DATA SHOWN:
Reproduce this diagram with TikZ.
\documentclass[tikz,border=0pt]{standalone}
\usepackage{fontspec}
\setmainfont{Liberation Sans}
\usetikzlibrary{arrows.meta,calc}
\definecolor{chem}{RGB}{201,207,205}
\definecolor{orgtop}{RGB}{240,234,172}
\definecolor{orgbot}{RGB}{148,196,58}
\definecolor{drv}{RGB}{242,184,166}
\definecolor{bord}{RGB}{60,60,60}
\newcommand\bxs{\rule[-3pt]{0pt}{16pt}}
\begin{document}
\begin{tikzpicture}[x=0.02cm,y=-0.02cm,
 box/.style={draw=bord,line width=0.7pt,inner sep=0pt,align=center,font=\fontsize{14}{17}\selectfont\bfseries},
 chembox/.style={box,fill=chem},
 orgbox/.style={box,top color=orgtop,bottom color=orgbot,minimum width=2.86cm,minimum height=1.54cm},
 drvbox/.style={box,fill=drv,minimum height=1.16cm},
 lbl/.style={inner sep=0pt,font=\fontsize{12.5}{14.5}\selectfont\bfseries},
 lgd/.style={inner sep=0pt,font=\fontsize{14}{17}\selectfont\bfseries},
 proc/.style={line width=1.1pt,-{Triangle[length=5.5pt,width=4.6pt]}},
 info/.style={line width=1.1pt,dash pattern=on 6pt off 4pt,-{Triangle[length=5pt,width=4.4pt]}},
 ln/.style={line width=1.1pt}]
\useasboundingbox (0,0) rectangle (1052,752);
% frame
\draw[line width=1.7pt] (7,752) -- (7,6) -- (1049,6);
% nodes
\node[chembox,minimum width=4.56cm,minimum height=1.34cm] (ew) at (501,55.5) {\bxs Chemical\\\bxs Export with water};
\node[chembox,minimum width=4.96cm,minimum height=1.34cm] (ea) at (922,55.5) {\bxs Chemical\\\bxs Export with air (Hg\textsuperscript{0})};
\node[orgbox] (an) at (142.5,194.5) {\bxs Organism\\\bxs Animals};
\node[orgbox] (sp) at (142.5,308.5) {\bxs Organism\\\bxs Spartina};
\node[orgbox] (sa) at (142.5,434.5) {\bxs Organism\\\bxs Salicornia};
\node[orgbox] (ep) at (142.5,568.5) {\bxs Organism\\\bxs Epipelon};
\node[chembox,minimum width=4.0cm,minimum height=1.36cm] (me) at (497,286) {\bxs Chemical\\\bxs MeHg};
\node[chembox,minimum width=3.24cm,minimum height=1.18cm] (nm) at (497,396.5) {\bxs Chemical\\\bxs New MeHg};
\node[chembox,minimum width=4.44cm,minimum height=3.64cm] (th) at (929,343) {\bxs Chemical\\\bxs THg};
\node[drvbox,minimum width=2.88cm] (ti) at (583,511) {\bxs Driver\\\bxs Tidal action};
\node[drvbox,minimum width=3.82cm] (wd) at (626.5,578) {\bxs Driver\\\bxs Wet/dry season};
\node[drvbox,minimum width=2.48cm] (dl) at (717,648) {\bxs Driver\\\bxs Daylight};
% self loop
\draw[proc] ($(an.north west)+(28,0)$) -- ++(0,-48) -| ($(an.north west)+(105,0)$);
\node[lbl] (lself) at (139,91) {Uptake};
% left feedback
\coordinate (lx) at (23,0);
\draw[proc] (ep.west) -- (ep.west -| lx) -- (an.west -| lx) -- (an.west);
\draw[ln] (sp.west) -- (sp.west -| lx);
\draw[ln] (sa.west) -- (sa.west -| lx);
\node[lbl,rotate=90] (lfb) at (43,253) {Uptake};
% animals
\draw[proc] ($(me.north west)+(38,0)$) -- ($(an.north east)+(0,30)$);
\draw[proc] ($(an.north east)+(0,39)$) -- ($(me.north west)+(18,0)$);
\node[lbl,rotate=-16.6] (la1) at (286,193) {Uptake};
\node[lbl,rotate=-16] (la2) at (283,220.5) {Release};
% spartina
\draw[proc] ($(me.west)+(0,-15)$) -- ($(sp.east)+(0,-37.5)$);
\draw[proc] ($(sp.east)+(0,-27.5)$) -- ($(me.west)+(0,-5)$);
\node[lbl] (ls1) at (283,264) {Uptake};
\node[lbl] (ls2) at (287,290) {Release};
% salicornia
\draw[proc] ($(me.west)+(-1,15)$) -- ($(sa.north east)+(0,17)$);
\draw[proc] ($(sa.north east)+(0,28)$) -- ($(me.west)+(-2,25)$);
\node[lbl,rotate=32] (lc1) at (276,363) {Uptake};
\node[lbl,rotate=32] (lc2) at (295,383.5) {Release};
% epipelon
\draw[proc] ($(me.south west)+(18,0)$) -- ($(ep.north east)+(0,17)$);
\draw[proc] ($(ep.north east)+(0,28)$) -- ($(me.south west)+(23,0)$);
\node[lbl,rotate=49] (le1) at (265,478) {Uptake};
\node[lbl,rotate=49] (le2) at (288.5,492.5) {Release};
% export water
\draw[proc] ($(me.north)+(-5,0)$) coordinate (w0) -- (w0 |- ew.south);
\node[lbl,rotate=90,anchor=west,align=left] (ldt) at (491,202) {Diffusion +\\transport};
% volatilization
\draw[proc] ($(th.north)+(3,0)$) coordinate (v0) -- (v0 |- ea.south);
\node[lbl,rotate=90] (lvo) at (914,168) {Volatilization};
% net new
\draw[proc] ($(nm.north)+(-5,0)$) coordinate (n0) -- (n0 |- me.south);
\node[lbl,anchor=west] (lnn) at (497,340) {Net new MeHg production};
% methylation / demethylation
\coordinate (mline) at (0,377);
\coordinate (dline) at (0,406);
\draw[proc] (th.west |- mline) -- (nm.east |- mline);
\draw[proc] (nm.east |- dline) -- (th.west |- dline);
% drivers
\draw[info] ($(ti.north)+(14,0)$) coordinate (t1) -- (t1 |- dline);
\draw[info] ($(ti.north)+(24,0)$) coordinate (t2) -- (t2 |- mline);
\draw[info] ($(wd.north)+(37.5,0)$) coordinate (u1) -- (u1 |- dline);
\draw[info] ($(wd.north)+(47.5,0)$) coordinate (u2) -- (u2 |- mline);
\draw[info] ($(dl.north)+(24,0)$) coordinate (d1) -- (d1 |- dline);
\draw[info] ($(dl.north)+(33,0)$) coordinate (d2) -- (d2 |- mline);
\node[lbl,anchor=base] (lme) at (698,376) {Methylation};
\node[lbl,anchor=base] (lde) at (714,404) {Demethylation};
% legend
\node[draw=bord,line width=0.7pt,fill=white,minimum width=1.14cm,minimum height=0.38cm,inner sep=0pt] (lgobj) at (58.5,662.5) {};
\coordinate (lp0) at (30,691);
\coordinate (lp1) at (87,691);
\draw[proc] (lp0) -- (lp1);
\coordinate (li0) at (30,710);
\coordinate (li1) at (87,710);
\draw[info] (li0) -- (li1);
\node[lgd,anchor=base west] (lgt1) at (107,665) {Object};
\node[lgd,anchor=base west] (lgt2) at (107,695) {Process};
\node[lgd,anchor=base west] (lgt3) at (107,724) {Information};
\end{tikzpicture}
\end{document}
* * *
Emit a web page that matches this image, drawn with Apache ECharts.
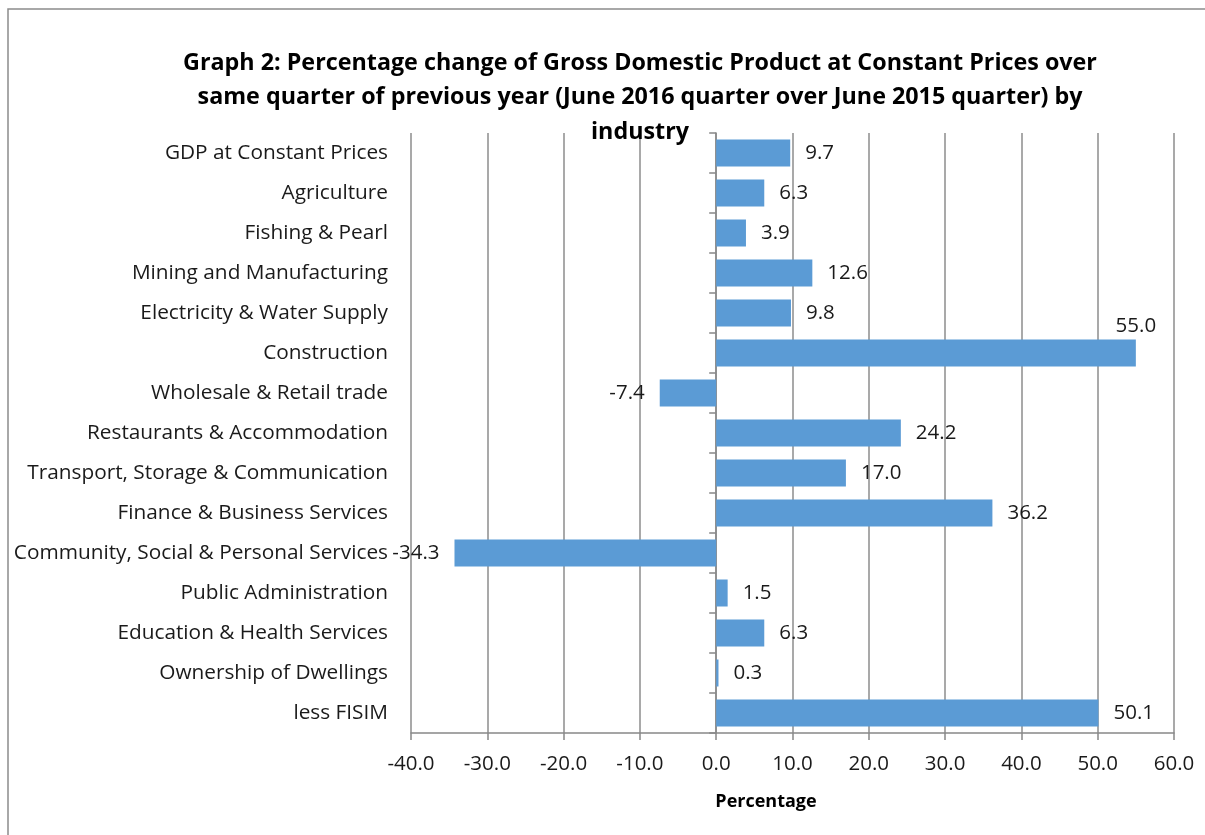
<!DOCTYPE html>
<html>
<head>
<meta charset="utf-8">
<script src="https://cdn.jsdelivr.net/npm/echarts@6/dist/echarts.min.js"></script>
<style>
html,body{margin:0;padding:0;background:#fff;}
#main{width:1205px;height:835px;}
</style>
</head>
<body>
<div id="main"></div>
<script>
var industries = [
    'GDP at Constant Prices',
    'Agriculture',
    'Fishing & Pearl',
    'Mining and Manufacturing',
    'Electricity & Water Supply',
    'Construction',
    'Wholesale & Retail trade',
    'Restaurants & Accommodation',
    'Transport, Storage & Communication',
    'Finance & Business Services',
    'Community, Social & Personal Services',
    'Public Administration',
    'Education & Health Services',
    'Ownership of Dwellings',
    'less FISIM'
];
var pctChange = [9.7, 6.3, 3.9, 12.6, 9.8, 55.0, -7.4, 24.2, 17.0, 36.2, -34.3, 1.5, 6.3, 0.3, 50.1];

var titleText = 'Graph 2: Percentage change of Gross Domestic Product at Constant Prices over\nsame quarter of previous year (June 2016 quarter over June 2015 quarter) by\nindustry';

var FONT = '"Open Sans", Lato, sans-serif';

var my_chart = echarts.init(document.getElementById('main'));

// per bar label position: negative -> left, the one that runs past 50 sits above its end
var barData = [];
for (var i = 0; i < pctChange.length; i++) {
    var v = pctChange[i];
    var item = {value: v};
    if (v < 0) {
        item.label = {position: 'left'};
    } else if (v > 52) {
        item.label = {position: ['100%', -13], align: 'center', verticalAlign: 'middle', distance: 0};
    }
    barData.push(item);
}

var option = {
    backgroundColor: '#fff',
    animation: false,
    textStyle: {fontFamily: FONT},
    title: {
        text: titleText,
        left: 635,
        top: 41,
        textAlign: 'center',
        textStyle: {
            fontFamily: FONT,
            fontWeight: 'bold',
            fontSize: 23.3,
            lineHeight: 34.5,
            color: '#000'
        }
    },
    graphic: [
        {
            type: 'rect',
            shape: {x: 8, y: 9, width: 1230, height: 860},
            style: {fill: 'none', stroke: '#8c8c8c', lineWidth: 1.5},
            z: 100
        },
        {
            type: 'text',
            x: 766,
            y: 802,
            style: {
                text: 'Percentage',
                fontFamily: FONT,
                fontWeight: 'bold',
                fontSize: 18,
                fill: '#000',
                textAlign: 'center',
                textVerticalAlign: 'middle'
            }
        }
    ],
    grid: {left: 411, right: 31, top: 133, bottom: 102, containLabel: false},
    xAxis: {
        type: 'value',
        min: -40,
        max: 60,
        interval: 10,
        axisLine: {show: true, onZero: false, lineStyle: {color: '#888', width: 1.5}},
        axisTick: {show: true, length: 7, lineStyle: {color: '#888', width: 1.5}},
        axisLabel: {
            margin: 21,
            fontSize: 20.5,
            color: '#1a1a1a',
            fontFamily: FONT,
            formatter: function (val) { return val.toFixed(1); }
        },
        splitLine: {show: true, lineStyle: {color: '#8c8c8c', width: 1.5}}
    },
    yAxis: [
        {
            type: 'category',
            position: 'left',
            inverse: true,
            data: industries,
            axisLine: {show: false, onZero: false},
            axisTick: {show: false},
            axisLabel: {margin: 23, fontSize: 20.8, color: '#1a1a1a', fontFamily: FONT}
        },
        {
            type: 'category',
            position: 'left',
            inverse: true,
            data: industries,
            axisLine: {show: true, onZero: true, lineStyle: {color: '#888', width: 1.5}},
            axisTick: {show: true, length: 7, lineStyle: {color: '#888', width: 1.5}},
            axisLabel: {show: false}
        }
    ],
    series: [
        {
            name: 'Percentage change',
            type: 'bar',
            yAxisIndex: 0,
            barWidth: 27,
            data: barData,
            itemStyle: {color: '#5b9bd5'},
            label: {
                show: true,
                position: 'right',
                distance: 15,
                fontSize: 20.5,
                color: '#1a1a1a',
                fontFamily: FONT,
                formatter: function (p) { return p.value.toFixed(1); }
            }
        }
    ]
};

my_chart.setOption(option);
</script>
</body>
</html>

WHAT IS ASKED:
Give again, word for word, only the lines starting at the line with "Emit a web page" and ending at the line with "var my_chart = echarts.init(document.getElementById('main'));", keeping both end lines; pictures stay out.

SOLUTION TO THE PROBLEM:
Emit a web page that matches this image, drawn with Apache ECharts.
<!DOCTYPE html>
<html>
<head>
<meta charset="utf-8">
<script src="https://cdn.jsdelivr.net/npm/echarts@6/dist/echarts.min.js"></script>
<style>
html,body{margin:0;padding:0;background:#fff;}
#main{width:1205px;height:835px;}
</style>
</head>
<body>
<div id="main"></div>
<script>
var industries = [
    'GDP at Constant Prices',
    'Agriculture',
    'Fishing & Pearl',
    'Mining and Manufacturing',
    'Electricity & Water Supply',
    'Construction',
    'Wholesale & Retail trade',
    'Restaurants & Accommodation',
    'Transport, Storage & Communication',
    'Finance & Business Services',
    'Community, Social & Personal Services',
    'Public Administration',
    'Education & Health Services',
    'Ownership of Dwellings',
    'less FISIM'
];
var pctChange = [9.7, 6.3, 3.9, 12.6, 9.8, 55.0, -7.4, 24.2, 17.0, 36.2, -34.3, 1.5, 6.3, 0.3, 50.1];

var titleText = 'Graph 2: Percentage change of Gross Domestic Product at Constant Prices over\nsame quarter of previous year (June 2016 quarter over June 2015 quarter) by\nindustry';

var FONT = '"Open Sans", Lato, sans-serif';

var my_chart = echarts.init(document.getElementById('main'));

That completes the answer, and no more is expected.